The final two prongs of the second Master Plan was to make Teslas fully autonomous via a software upgrade and to allow owners to add or subtract them to a large, shared network. Neither of those goals have been met.
The company is testing a small, invite-only robotaxi service in Austin, Texas, but the cars all have safety monitors riding in the front passenger seat. And Tesla has gone through multiple hardware revisions in the last nine years that, by Musk’s own admission, likely means an enormous number of cars already on the road do not, as promised, have the right tech to become fully autonomous. (The first and second Master Plans have been removed from Tesla’s website as part of a larger purge.)
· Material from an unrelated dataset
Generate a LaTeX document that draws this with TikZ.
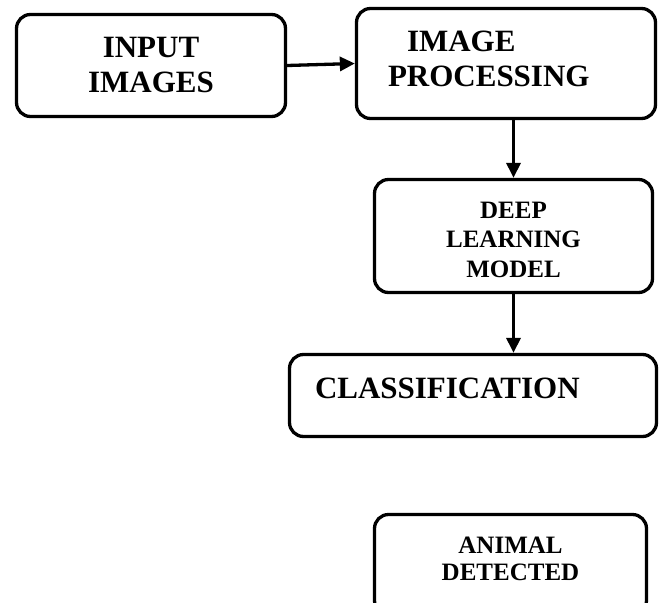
\documentclass[tikz,border=0pt]{standalone}
\usepackage{fontspec}
\setmainfont{Liberation Serif}
\usetikzlibrary{arrows.meta}
\begin{document}
\begin{tikzpicture}[x=1pt,y=1pt]
\tikzstyle{stage}=[draw, black, line width=3.3pt, rounded corners=14pt, inner sep=0pt]
\tikzstyle{bigtext}=[font=\bfseries\fontsize{31}{35}\selectfont]
\tikzstyle{smalltext}=[font=\bfseries\fontsize{25}{29.5}\selectfont]
\tikzstyle{flow}=[black, line width=3.3pt, -{Triangle[length=15pt,width=14pt]}]
\useasboundingbox (0,0) rectangle (660,-602);
\node [stage, bigtext, align=center, minimum width=269pt, minimum height=102pt] (input) at (151,-65.5) {INPUT\\IMAGES};
\node [stage, bigtext, align=left, inner xsep=31.5pt, text width=236pt, minimum height=110pt, text height=20.5pt, text depth=43.5pt] (improc) at (506,-63.5) {\hspace*{19pt}IMAGE\\PROCESSING};
\node [stage, smalltext, align=center, minimum width=278pt, minimum height=113pt, text height=82pt, text depth=0pt] (deep) at (513.5,-236) {DEEP\\LEARNING\\MODEL};
\node [stage, bigtext, align=left, inner xsep=25.5pt, text width=316pt, minimum height=82pt, text height=22pt, text depth=16pt] (class) at (473,-395.5) {CLASSIFICATION};
\node [stage, smalltext, align=center, minimum width=272pt, minimum height=100pt, text height=44pt, text depth=13pt] (animal) at (510.5,-564.5) {ANIMAL\\[-2.5pt]DETECTED};
\draw [flow] (input.east) -- (improc.west);
\draw [flow] (deep.north |- improc.south) -- (deep.north);
\draw [flow] (deep.south) -- (deep.south |- class.north);
\end{tikzpicture}
\end{document}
Master Plan 3 was about using Tesla as a shining example to convince the world that a sustainable economy is achievable. Again, quite grand! But Tesla went so deep on specifics that it released a 41-page white paper backing up its projections. The company and the world have, almost by definition, not accomplished much of what is included in that paper. In the meantime, Musk spent $300 million to help elect a president who is actively fighting the adoption of cleaner, cheaper, sustainable energy.
Musk spent the last few years trying to redefine Tesla. It’s not a carmaker, it’s an AI and robotics company, he says repeatedly. There’s some truth to that, though it doesn’t change the fact that the overwhelming majority of the company’s revenue still comes from the (increasingly hard) business of making and selling electric vehicles.
The belief that Tesla will complete this transition is a huge driver of its stock price, so it’s beneficial for the company to lean way into the idea. So of course Master Plan 4 is wide-eyed.
But Tesla used to back up those ambitions with goals and benchmarks that it could be measured against. And Musk used to at least try to argue the case. He wrote the first two plans and spent four hours on a stage with other executives diving into the details of the more professionalized third version.
This time around, Tesla’s “Master Plan” was published on a federal holiday, and its CEO spent the day spreading fear about marginalized people.